The non-politically-correct response would be obvious: We should stop encouraging so many kids to go to college, especially those who are far from ready academically. To his credit, Bellwether Education Partners’ Chad Aldeman said as much in a recent U.S. News & World Report article. “We’re not good at telling people they’re not good enough for something. Other countries are just better at telling students, ‘You shouldn’t try for a four-year bachelor’s degree.’”
But are higher education leaders willing to say this? Not as far as I can tell. A brand-new report from the Center for Community College Student Engagement looks at “the underprepared student and community colleges.” (It led to another not-so-shocking headline from the Hechinger Report—at least not shocking to us jaded K–12 policy wonks: “Why are many students with ‘A’ averages being barred from college-level classes?” Answer: Because of rampant grade inflation in high schools.) It’s full of depressing statistics (86 percent of community college students think they are well prepared academically, yet 68 percent land in remedial education) but also worthy ideas about how to provide “underprepared” students greater support and better advice. But not once does it contemplate the obvious, if politically incorrect, solution.
Namely: Stop admitting students who are far from ready to succeed in college. Why do we consider for-profit colleges “predatory” when they recruit ill-prepared students but allow community colleges and state universities to engage in the same practice while hiding behind “open access” rhetoric? We know many students are unlikely to ever make it past developmental education, much less earn credentials. (A recent study provides further evidence of this.) Why saddle them with debt and regret? Why allow colleges to cash checks from Pell Grants that aren’t going to do the students, or taxpayers, any good?

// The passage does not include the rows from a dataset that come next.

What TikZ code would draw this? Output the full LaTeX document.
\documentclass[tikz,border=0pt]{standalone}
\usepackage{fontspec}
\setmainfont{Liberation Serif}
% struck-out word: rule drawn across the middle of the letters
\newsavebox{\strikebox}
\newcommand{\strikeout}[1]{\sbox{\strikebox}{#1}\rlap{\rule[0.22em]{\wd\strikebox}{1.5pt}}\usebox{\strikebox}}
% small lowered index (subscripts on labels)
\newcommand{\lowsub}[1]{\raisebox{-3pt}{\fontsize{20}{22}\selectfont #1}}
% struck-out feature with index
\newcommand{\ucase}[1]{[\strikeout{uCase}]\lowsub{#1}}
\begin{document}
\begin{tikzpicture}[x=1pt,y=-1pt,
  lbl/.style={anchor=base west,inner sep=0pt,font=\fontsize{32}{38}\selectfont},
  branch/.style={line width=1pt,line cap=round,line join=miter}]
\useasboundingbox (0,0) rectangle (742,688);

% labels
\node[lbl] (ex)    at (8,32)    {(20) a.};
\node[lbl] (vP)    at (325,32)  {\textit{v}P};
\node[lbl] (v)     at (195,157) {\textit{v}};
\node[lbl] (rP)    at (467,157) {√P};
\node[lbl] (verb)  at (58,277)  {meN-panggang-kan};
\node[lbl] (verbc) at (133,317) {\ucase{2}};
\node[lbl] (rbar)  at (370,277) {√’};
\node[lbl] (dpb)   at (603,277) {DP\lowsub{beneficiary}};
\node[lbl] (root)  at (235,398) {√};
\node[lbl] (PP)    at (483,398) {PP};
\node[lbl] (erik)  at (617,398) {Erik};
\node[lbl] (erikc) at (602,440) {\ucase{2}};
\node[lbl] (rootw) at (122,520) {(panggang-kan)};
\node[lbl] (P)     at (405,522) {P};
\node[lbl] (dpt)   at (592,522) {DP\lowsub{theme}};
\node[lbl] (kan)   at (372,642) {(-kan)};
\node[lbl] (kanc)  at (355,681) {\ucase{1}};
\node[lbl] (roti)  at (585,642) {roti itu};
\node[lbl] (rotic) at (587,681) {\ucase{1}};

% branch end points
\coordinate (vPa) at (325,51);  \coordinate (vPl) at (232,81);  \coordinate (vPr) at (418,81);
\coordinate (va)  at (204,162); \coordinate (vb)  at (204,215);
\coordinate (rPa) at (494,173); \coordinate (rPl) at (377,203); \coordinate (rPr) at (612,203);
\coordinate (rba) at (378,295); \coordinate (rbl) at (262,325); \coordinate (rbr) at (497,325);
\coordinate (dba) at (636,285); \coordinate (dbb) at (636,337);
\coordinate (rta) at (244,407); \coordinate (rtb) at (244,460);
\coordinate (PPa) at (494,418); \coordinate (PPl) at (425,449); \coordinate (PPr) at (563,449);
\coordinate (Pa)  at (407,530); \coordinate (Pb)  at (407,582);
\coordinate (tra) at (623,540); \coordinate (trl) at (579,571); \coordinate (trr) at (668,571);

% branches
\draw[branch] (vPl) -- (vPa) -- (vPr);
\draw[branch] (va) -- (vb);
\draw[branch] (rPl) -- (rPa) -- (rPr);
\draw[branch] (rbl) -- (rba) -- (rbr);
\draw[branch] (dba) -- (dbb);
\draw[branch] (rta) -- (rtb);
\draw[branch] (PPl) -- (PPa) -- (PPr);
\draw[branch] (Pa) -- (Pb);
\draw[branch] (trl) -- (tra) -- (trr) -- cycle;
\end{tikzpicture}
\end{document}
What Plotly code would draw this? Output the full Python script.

There’s always been a big gap between the skills needed to earn a high school diploma and those needed to succeed in college. Neither Common Core nor anything else on the K–12 reform agenda is going to change that basic calculus. Policy makers simply will not deny diplomas to the huge portion of eighteen-year-olds who have made it to the end of the twelfth grade without the reading and math skills necessary to succeed in credit-bearing college courses.
If the higher education system wants to improve its completion rate, and better serve young people coming out of high school, it should take it upon itself to set and enforce a real standard for college entrance—a standard much higher than a high school diploma. That this notion is still considered politically incorrect is one sign of just how unserious the talk of higher education “reform” really is.